Where a line holds "code", copy it.

Records for the task ->
------------------------------------------------
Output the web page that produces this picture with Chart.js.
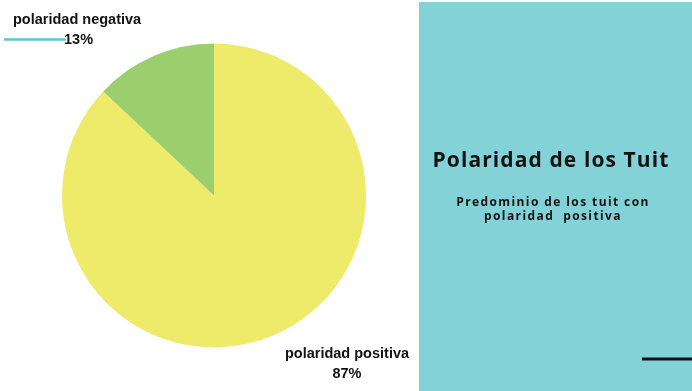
------------------------------------------------
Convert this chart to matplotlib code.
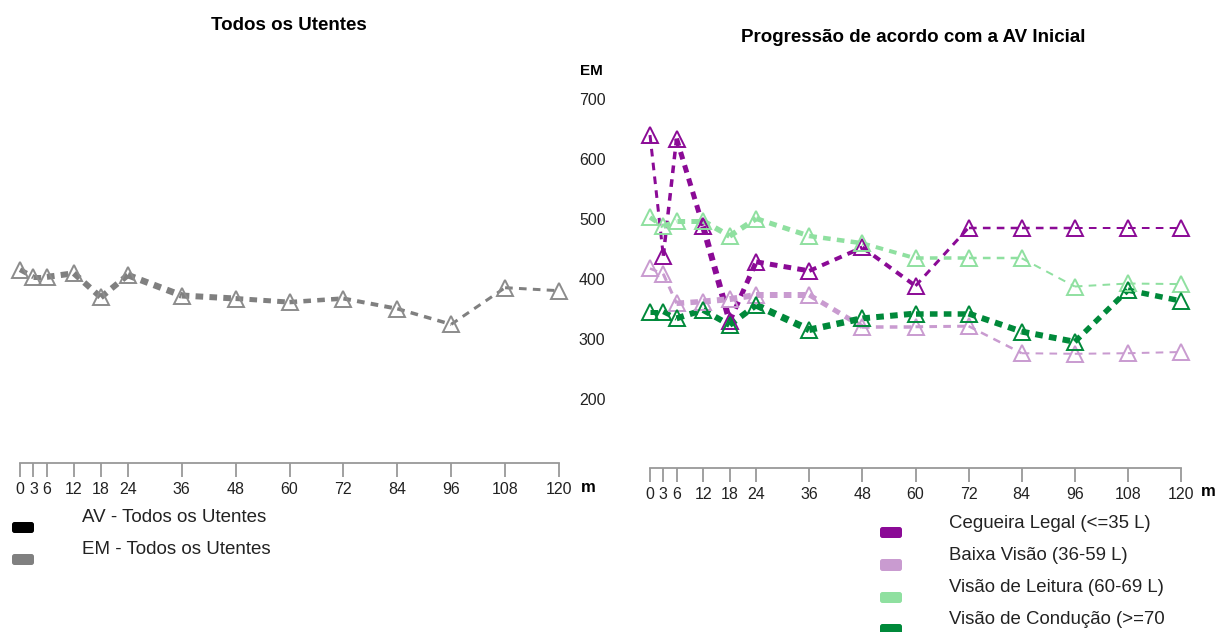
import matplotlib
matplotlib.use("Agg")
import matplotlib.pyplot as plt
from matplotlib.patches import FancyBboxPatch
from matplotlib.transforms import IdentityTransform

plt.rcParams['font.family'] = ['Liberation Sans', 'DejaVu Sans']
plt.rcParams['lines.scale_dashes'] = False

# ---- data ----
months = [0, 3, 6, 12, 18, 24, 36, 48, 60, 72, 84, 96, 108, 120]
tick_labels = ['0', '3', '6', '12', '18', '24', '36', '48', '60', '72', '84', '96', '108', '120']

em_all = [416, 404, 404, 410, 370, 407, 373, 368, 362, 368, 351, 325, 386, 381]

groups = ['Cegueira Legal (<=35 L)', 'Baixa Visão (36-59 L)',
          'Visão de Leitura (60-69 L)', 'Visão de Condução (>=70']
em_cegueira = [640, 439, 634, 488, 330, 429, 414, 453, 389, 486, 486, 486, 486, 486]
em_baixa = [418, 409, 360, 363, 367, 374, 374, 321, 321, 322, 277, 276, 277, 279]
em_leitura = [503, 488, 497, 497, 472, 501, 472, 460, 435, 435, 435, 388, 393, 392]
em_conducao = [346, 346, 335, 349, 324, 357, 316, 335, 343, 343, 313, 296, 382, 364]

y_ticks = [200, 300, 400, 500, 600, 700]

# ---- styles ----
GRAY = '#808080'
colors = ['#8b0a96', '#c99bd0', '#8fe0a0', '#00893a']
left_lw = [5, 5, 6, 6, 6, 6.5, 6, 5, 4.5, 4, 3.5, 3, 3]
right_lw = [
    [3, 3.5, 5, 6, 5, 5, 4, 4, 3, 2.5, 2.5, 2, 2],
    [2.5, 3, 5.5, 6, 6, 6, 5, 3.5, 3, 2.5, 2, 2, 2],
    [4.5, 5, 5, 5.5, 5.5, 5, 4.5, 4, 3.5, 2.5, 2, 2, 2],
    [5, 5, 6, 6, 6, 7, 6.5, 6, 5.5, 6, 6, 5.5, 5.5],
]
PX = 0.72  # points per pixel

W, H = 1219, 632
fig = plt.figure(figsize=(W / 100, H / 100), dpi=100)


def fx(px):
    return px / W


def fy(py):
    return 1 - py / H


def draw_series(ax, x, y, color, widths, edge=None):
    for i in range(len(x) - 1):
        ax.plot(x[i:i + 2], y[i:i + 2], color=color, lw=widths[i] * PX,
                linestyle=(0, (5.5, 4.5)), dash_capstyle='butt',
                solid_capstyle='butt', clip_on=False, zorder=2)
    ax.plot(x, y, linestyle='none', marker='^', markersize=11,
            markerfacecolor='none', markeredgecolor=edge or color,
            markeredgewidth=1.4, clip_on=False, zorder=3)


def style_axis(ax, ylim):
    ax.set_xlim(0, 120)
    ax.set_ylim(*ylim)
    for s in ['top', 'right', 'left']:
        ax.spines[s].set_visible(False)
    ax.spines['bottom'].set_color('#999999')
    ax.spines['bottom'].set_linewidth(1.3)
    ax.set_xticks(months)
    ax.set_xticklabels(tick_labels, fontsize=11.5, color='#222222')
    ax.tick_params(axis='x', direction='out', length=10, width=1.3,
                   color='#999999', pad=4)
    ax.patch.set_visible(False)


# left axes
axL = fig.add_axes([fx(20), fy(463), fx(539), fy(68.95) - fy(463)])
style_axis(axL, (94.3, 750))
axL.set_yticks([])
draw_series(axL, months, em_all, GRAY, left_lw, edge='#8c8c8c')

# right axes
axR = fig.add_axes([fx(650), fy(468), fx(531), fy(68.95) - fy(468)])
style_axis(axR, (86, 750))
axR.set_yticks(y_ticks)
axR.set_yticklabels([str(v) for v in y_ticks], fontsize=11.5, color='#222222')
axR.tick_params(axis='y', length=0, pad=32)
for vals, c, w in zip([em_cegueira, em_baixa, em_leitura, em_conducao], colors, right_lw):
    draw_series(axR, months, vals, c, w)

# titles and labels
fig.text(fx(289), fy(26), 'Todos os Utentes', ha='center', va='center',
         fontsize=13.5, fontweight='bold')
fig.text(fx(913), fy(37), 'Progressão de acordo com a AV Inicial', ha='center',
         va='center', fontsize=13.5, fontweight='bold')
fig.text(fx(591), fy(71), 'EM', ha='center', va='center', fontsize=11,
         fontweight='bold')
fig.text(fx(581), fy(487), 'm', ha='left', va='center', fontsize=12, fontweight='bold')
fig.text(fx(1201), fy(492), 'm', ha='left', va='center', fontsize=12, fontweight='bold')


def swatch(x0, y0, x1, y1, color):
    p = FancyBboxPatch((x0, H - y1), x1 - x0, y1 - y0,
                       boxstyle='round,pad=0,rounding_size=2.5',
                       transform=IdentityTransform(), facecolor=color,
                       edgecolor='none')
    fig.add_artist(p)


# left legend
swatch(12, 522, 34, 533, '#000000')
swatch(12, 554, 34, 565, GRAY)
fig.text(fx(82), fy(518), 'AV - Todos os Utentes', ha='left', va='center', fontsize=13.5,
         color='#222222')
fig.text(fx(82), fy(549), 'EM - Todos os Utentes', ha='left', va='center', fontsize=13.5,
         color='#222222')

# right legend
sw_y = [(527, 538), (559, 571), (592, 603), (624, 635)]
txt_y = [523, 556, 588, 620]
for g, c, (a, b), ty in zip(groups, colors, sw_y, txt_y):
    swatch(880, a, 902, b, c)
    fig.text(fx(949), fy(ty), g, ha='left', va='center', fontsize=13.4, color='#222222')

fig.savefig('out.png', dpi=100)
------------------------------------------------
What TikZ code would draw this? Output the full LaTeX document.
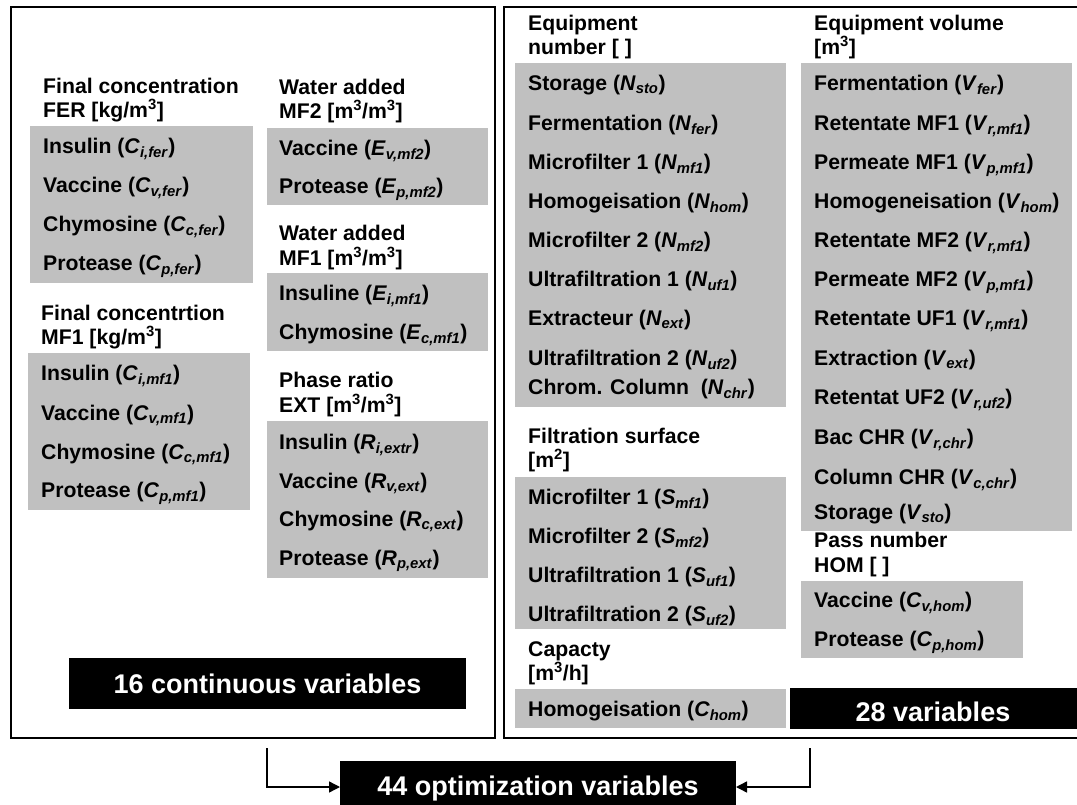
------------------------------------------------
Response to this exercise ->
Convert this chart to matplotlib code.
What TikZ code would draw this? Output the full LaTeX document.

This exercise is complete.